🤖 AI Summary
This work addresses the challenge in inverse reinforcement learning (IRL) that arises when demonstrations come from multiple suboptimal and heterogeneous demonstrators, rather than a single optimal expert, making accurate reward recovery difficult. The authors propose a novel framework based on feasible reward sets: for each demonstrator, a set of linear constraints is constructed using their declared level of suboptimality, and the true reward function is jointly inferred by intersecting all individual feasible sets. Theoretically, they prove that this feasible set monotonically shrinks with more data and provide necessary and sufficient conditions under which a new demonstrator strictly tightens the set. Moreover, they establish two reward recovery guarantees that do not require near-optimal demonstrations. An offline algorithm incorporating function approximation is developed, enabling application to high-dimensional settings such as large language model fine-tuning.

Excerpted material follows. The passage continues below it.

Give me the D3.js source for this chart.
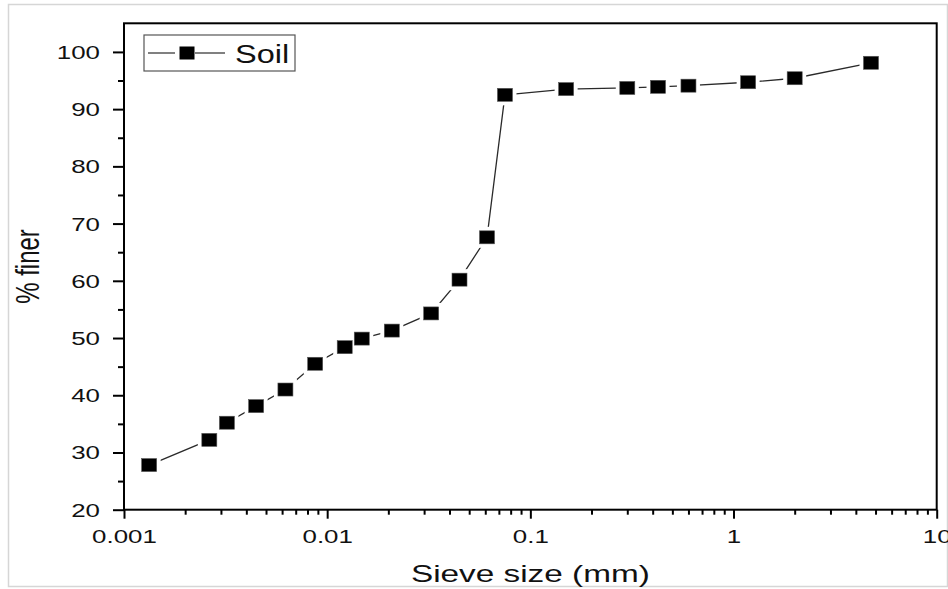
<!DOCTYPE html>
<html>
<head>
<meta charset="utf-8">
<script src="https://cdn.jsdelivr.net/npm/d3@7"></script>
<style>
	body { margin: 0; background: #fff; }
	svg text { font-family: "Liberation Sans", Arial, sans-serif; fill: #111; }
</style>
</head>
<body>
<div id="chart"></div>
<script>
// sieve + hydrometer readings
var sieve_size = [0.00133, 0.00263, 0.00321, 0.00447, 0.00623, 0.00873, 0.0122, 0.0148, 0.0208, 0.0325,
	0.0448, 0.0612, 0.075, 0.15, 0.3, 0.425, 0.6, 1.18, 2, 4.75];
var percent_finer = [27.8, 32.2, 35.2, 38.1, 41.0, 45.5, 48.4, 49.9, 51.3, 54.3,
	60.2, 67.6, 92.5, 93.5, 93.7, 93.9, 94.1, 94.7, 95.4, 98.1];
var x_major = [0.001, 0.01, 0.1, 1, 10];
var x_labels = ['0.001', '0.01', '0.1', '1', '10'];
var y_major = [20, 30, 40, 50, 60, 70, 80, 90, 100];
var y_minor = [25, 35, 45, 55, 65, 75, 85, 95];
var series_name = 'Soil';

var width = 948, height = 589;
var plot = { left: 124, right: 936.7, top: 23.3, bottom: 509.7 };
var stretch = 1.4; // the picture is wider than it is tall, text too

var svg = d3.select('#chart').append('svg')
	.attr('width', width)
	.attr('height', height);

// faint page border
svg.append('rect')
	.attr('x', 8.5).attr('y', 4.5)
	.attr('width', 939).attr('height', 582)
	.attr('fill', 'none')
	.attr('stroke', '#d6d6d6')
	.attr('stroke-width', 1.5);

var x = d3.scaleLog().domain([0.001, 10]).range([plot.left, plot.right]);
var y = d3.scaleLinear().domain([20, 105]).range([plot.bottom, plot.top]);

//minor x ticks 2..9 in each decade
var x_minor = [];
x_major.slice(0, -1).forEach(function(d){
	for (var k = 2; k < 10; k++) x_minor.push(d * k);
});

// frame
svg.append('rect')
	.attr('x', plot.left).attr('y', plot.top)
	.attr('width', plot.right - plot.left)
	.attr('height', plot.bottom - plot.top)
	.attr('fill', 'none')
	.attr('stroke', '#000')
	.attr('stroke-width', 2);

// x axis
var gx = svg.append('g').attr('transform', 'translate(0,' + plot.bottom + ')');
gx.append('g')
	.call(d3.axisBottom(x).tickValues(x_minor).tickSize(5).tickFormat(''));
var gx_major = gx.append('g')
	.call(d3.axisBottom(x).tickValues(x_major).tickSize(9)
		.tickFormat(function(d, i){ return x_labels[i]; }));
gx.selectAll('.domain').remove();
gx.selectAll('line').attr('stroke', '#000').attr('stroke-width', 2);
gx_major.selectAll('text')
	.attr('y', 33).attr('dy', 0)
	.attr('transform', 'scale(' + stretch + ',1)')
	.style('font-size', '18.5px');

// y axis
var gy = svg.append('g').attr('transform', 'translate(' + plot.left + ',0)');
gy.append('g')
	.call(d3.axisLeft(y).tickValues(y_minor).tickSize(6).tickFormat(''));
var gy_major = gy.append('g')
	.call(d3.axisLeft(y).tickValues(y_major).tickSize(11).tickFormat(d3.format('d')));
gy.selectAll('.domain').remove();
gy.selectAll('line').attr('stroke', '#000').attr('stroke-width', 2);
gy_major.selectAll('text')
	.attr('x', -24 / stretch).attr('dy', '0.35em')
	.attr('transform', 'scale(' + stretch + ',1)')
	.style('font-size', '18.5px');

// axis titles
svg.append('text')
	.attr('text-anchor', 'middle')
	.attr('transform', 'translate(' + ((plot.left + plot.right) / 2) + ',582) scale(1.45,1)')
	.style('font-size', '23px')
	.text('Sieve size (mm)');

svg.append('text')
	.attr('text-anchor', 'middle')
	.attr('transform', 'translate(39,' + ((plot.top + plot.bottom) / 2) + ') scale(' + stretch + ',1) rotate(-90)')
	.style('font-size', '24px')
	.text('% finer');

// the curve
var line = d3.line()
	.x(function(d){ return x(d[0]); })
	.y(function(d){ return y(d[1]); });
var points = d3.zip(sieve_size, percent_finer);

svg.append('path')
	.datum(points)
	.attr('d', line)
	.attr('fill', 'none')
	.attr('stroke', '#2a2a2a')
	.attr('stroke-width', 1.3);

var mw = 15, mh = 13, gap = 4;
//white halo so the line stops short of each square
svg.selectAll('.halo')
	.data(points).enter().append('rect')
	.attr('class', 'halo')
	.attr('x', function(d){ return x(d[0]) - mw / 2 - gap; })
	.attr('y', function(d){ return y(d[1]) - mh / 2 - gap; })
	.attr('width', mw + 2 * gap)
	.attr('height', mh + 2 * gap)
	.attr('fill', '#fff');

svg.selectAll('.marker')
	.data(points).enter().append('rect')
	.attr('class', 'marker')
	.attr('x', function(d){ return x(d[0]) - mw / 2; })
	.attr('y', function(d){ return y(d[1]) - mh / 2; })
	.attr('width', mw)
	.attr('height', mh)
	.attr('fill', '#000')
	.attr('stroke', '#555')
	.attr('stroke-width', 0.6);

// legend
var legend = svg.append('g').attr('transform', 'translate(144,35)');
legend.append('rect')
	.attr('width', 151).attr('height', 36)
	.attr('fill', '#fff')
	.attr('stroke', '#555')
	.attr('stroke-width', 1.2);
legend.append('line')
	.attr('x1', 4).attr('x2', 31).attr('y1', 18).attr('y2', 18)
	.attr('stroke', '#2a2a2a').attr('stroke-width', 1.2);
legend.append('line')
	.attr('x1', 51).attr('x2', 81).attr('y1', 18).attr('y2', 18)
	.attr('stroke', '#2a2a2a').attr('stroke-width', 1.2);
legend.append('rect')
	.attr('x', 43 - mw / 2).attr('y', 18 - mh / 2)
	.attr('width', mw).attr('height', mh)
	.attr('fill', '#000');
legend.append('text')
	.attr('transform', 'translate(91,28) scale(1.3,1)')
	.style('font-size', '25px')
	.text(series_name);
</script>
</body>
</html>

Experiments on grid-world tasks and LLM fine-tuning demonstrate significant improvements over baselines in both reward recovery accuracy and policy performance.
📝 Abstract
Inverse reinforcement learning (IRL) typically assumes demonstrations from a single optimal demonstrator, but in many applications data come from multiple imperfect demonstrators with heterogeneous suboptimality levels. We study reward learning in this setting through a feasible-reward-set framework: for each demonstrator, we encode its declared suboptimality level as a linear constraint and intersect the resulting feasible sets across demonstrators. Our theoretical analysis shows that the joint feasible set shrinks monotonically as data are added, and we give an exact characterization of when a new demonstrator strictly tightens it. We further establish two recovery guarantees for the feasible reward set of the ground-truth optimal demonstrator: one bound depends on closeness to the optimal occupancy, while the other requires only sufficient coverage and no near-optimal demonstrator. On the practical side, we introduce strategies to address the inherent reward ambiguity in the obtained reward set and provide an offline algorithm with function approximation for high-dimensional environments. Experiments in tabular grid-world and large language model (LLM) fine-tuning settings are consistent with the theoretical predictions and demonstrate the effectiveness of the proposed framework over baselines.